Let's see what the critics had to say...
Jon Pareles, The New York Times: Beyoncé is flawless so no one else has to be. That's the theme of her superb fifth studio album, "Beyoncé" (Parkwood Entertainment/Columbia), which arrives as a feat of both music and promotion. Its songs are steamy and sleek, full of erotic exploits and sultry vocals; every so often, for variety, they turn vulnerable, compassionate or pro-feminist. And with both the songs and the videos, Beyoncé consolidates one of pop's most finely balanced personas; she is, at once, glamorous and down-home, carnal and sweet, "Queen Bey" and a diligent trouper, polished and human.

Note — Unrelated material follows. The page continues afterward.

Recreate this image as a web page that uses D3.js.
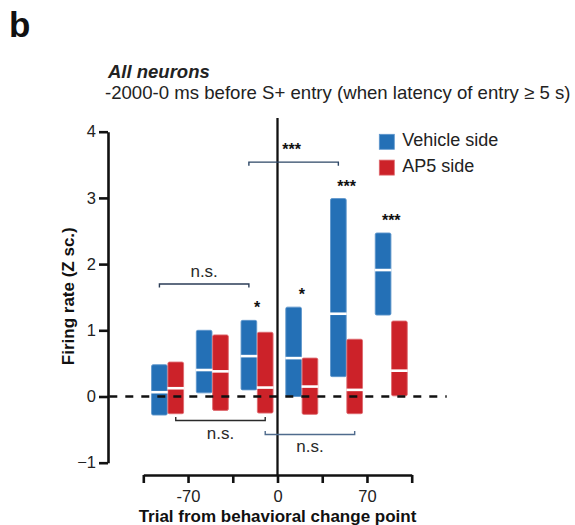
<!DOCTYPE html>
<html>
<head>
<meta charset="utf-8">
<script src="https://cdn.jsdelivr.net/npm/d3@7/dist/d3.min.js"></script>
<style>
  html, body { margin: 0; padding: 0; background: #fff; }
  svg { display: block; font-family: "Liberation Sans", Arial, Helvetica, sans-serif; }
</style>
</head>
<body>
<svg id="chart" width="575" height="525"></svg>
<script>
// Trial bins (centre, in trials from the behavioural change point)
const binCenters = [-86, -51, -16, 19, 54, 89];

// Vehicle side: interquartile box (low/high) and median, Z-scored firing rate
const vehicleLow    = [-0.28, 0.055, 0.10, 0.00, 0.30, 1.23];
const vehicleHigh   = [ 0.48, 1.00,  1.15, 1.35, 2.99, 2.47];
const vehicleMedian = [ 0.065, 0.40, 0.61, 0.58, 1.25, 1.91];

// AP5 side
const ap5Low    = [-0.26, -0.21, -0.25, -0.27, -0.26, 0.01];
const ap5High   = [ 0.52,  0.93,  0.97,  0.58,  0.865, 1.14];
const ap5Median = [ 0.125, 0.38,  0.135, 0.15,  0.10,  0.39];

// Per-bin significance of the vehicle vs AP5 comparison
const binStars = ["", "", "*", "*", "***", "***"];

// Between-bin comparisons: series, first bin index, second bin index, result
const comparisons = [
  { series: "vehicle", from: 0, to: 2, label: "n.s.", level: 1.70,  side: "above" },
  { series: "vehicle", from: 2, to: 4, label: "***",  level: 3.54,  side: "above" },
  { series: "ap5",     from: 0, to: 2, label: "n.s.", level: -0.363, side: "below" },
  { series: "ap5",     from: 2, to: 4, label: "n.s.", level: -0.574, side: "below" }
];

const xTicks = [-105, -70, -35, 0, 35, 70, 105];
const xTickLabels = ["", "-70", "", "0", "", "70", ""];
const yTicks = [-1, 0, 1, 2, 3, 4];

const seriesNames = ["Vehicle side", "AP5 side"];
const colors = { vehicle: "#2470b6", ap5: "#cc2229" };
const edgeColors = { vehicle: "#5f96cc", ap5: "#de6a6f" };
const bracketColors = ["#2b3d57", "#2d4766", "#2a2a2a", "#4f6b8d"];

const svg = d3.select("#chart");

const x = d3.scaleLinear().domain([-105, 105]).range([143.3, 411.7]);
const y = d3.scaleLinear().domain([-1, 4]).range([462.7, 131.7]);
const sub = d3.scaleBand().domain(["vehicle", "ap5"]).range([-16, 16]).paddingInner(0.04);

// panel letter
svg.append("text").attr("x", 9).attr("y", 37)
  .style("font-size", "35px").style("font-weight", "bold").attr("fill", "#111").text("b");

// titles
svg.append("text").attr("x", 108).attr("y", 77.7)
  .style("font-size", "18.5px").style("font-weight", "bold").style("font-style", "italic")
  .attr("fill", "#222").text("All neurons");
svg.append("text").attr("x", 105).attr("y", 99)
  .style("font-size", "18.6px").attr("fill", "#222")
  .text("-2000-0 ms before S+ entry (when latency of entry \u2265 5 s)");

// y axis
const yAxis = svg.append("g").attr("transform", "translate(108,0)")
  .call(d3.axisLeft(y).tickValues(yTicks).tickFormat(d3.format("d"))
    .tickSize(9).tickSizeOuter(0).tickPadding(3));
yAxis.select(".domain").attr("stroke", "#111").attr("stroke-width", 2.6);
yAxis.selectAll(".tick line").attr("stroke", "#111").attr("stroke-width", 2.6);
yAxis.selectAll(".tick text").style("font-size", "16.5px").attr("fill", "#222")
  .style("font-family", "'Liberation Sans', Arial, sans-serif");

// x axis
const xAxis = svg.append("g").attr("transform", "translate(0,475)")
  .call(d3.axisBottom(x).tickValues(xTicks).tickSize(8).tickSizeOuter(0).tickPadding(7)
    .tickFormat((d, i) => xTickLabels[i]));
xAxis.select(".domain").attr("stroke", "#111").attr("stroke-width", 2.6);
xAxis.selectAll(".tick line").attr("stroke", "#111").attr("stroke-width", 2.6);
xAxis.selectAll(".tick text").style("font-size", "16.5px").attr("fill", "#222")
  .style("font-family", "'Liberation Sans', Arial, sans-serif");

// axis titles
svg.append("text")
  .attr("transform", `translate(74,${(y(4) + y(-1)) / 2 - 1}) rotate(-90)`)
  .attr("text-anchor", "middle")
  .style("font-size", "17px").style("font-weight", "bold").attr("fill", "#111")
  .text("Firing rate (Z sc.)");
svg.append("text").attr("x", (x(-105) + x(105)) / 2).attr("y", 521.7)
  .attr("text-anchor", "middle")
  .style("font-size", "17px").style("font-weight", "bold").attr("fill", "#111")
  .text("Trial from behavioral change point");

// change-point line
svg.append("line").attr("x1", x(0)).attr("x2", x(0)).attr("y1", 118).attr("y2", 475)
  .attr("stroke", "#111").attr("stroke-width", 2.3);

// boxes
const boxes = [];
binCenters.forEach((c, i) => {
  boxes.push({ series: "vehicle", c, lo: vehicleLow[i], hi: vehicleHigh[i], med: vehicleMedian[i] });
  boxes.push({ series: "ap5", c, lo: ap5Low[i], hi: ap5High[i], med: ap5Median[i] });
});

const g = svg.append("g");
g.selectAll("rect.box").data(boxes).join("rect").attr("class", "box")
  .attr("x", d => x(d.c) + sub(d.series))
  .attr("width", sub.bandwidth())
  .attr("y", d => y(d.hi))
  .attr("height", d => y(d.lo) - y(d.hi))
  .attr("rx", 1.5)
  .attr("fill", d => colors[d.series])
  .attr("stroke", d => edgeColors[d.series])
  .attr("stroke-width", 0.9);

g.selectAll("line.med").data(boxes).join("line").attr("class", "med")
  .attr("x1", d => x(d.c) + sub(d.series) - 0.5)
  .attr("x2", d => x(d.c) + sub(d.series) + sub.bandwidth() + 0.5)
  .attr("y1", d => y(d.med)).attr("y2", d => y(d.med))
  .attr("stroke", "#fff").attr("stroke-width", 2.6);

// zero reference
svg.append("line").attr("x1", 109.3).attr("x2", 446.7).attr("y1", y(0)).attr("y2", y(0))
  .attr("stroke", "#111").attr("stroke-width", 2.5).attr("stroke-dasharray", "8,8");

// per-bin stars
svg.selectAll("text.star").data(binCenters.map((c, i) => ({
    c, s: binStars[i], top: Math.max(vehicleHigh[i], ap5High[i]) })).filter(d => d.s))
  .join("text").attr("class", "star")
  .attr("x", d => x(d.c)).attr("y", d => y(d.top) - 16 + 9)
  .attr("text-anchor", "middle").style("font-size", "16px").style("font-weight", "bold")
  .attr("fill", "#111")
  .text(d => d.s);

// comparison brackets
const seriesX = (s, i) => x(binCenters[i]) + sub(s) + sub.bandwidth() / 2;
comparisons.forEach((cmp, k) => {
  const x1 = seriesX(cmp.series, cmp.from), x2 = seriesX(cmp.series, cmp.to);
  const yy = y(cmp.level);
  const dir = cmp.side === "above" ? 1 : -1;
  svg.append("path")
    .attr("d", `M${x1},${yy + 3.5 * dir}V${yy}H${x2}V${yy + 3.5 * dir}`)
    .attr("fill", "none").attr("stroke", bracketColors[k]).attr("stroke-width", 1.4);
  const isStar = cmp.label.indexOf("*") >= 0;
  const t = svg.append("text").attr("x", (x1 + x2) / 2 - (isStar ? 2 : 0))
    .attr("text-anchor", "middle").attr("fill", isStar ? "#111" : "#2a2a2a")
    .style("font-size", isStar ? "16px" : "17px")
    .style("font-weight", isStar ? "bold" : "normal").text(cmp.label);
  if (cmp.side === "above") {
    t.attr("y", isStar ? yy - 16 + 9 : yy - 7);
  } else {
    t.attr("y", yy + 18);
  }
});

// legend
const legend = svg.append("g");
["vehicle", "ap5"].forEach((s, i) => {
  legend.append("rect").attr("x", 379.3).attr("y", 134.3 + i * 25.8)
    .attr("width", 15).attr("height", 15).attr("fill", colors[s])
    .attr("stroke", edgeColors[s]).attr("stroke-width", 0.8);
  legend.append("text").attr("x", 402.3).attr("y", 146.3 + i * 25.8)
    .style("font-size", "18px").attr("fill", "#222").text(seriesNames[i]);
});
</script>
</body>
</html>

Nick Catucci, Entertainment Weekly: Some fans will no doubt feel lost in this murky, intermittently thrilling new territory. For them - and everyone else with a heart - there's "Blue," which features her baby-talking toddler Blue Ivy reverbed into infinity at the end, but more importantly, proves that not every piano-laden pop ballad need bring the doldrums on. Like much of Beyoncé, it balances formal inventiveness with emotional directness. Share it with your little niece, or someone else you love. A-
Rob Sheffield, Rolling Stone: The vibe on Beyoncé is moodily futuristic R&B, strongest when it goes for full-grown electro soul with an artsy boho edge. "Blow," the best track here, evokes Janet Jackson circa The Velvet Rope, a song about oral sex that has an air of melancholy in the chilly neo-disco groove...Beyoncé may have gotten "bored" with the popstar routine, as she confesses in "Ghost." But only massive hubris could have made a feat like this album possible. And Beyoncé's hubris makes the world a better, more Beyoncé-like place.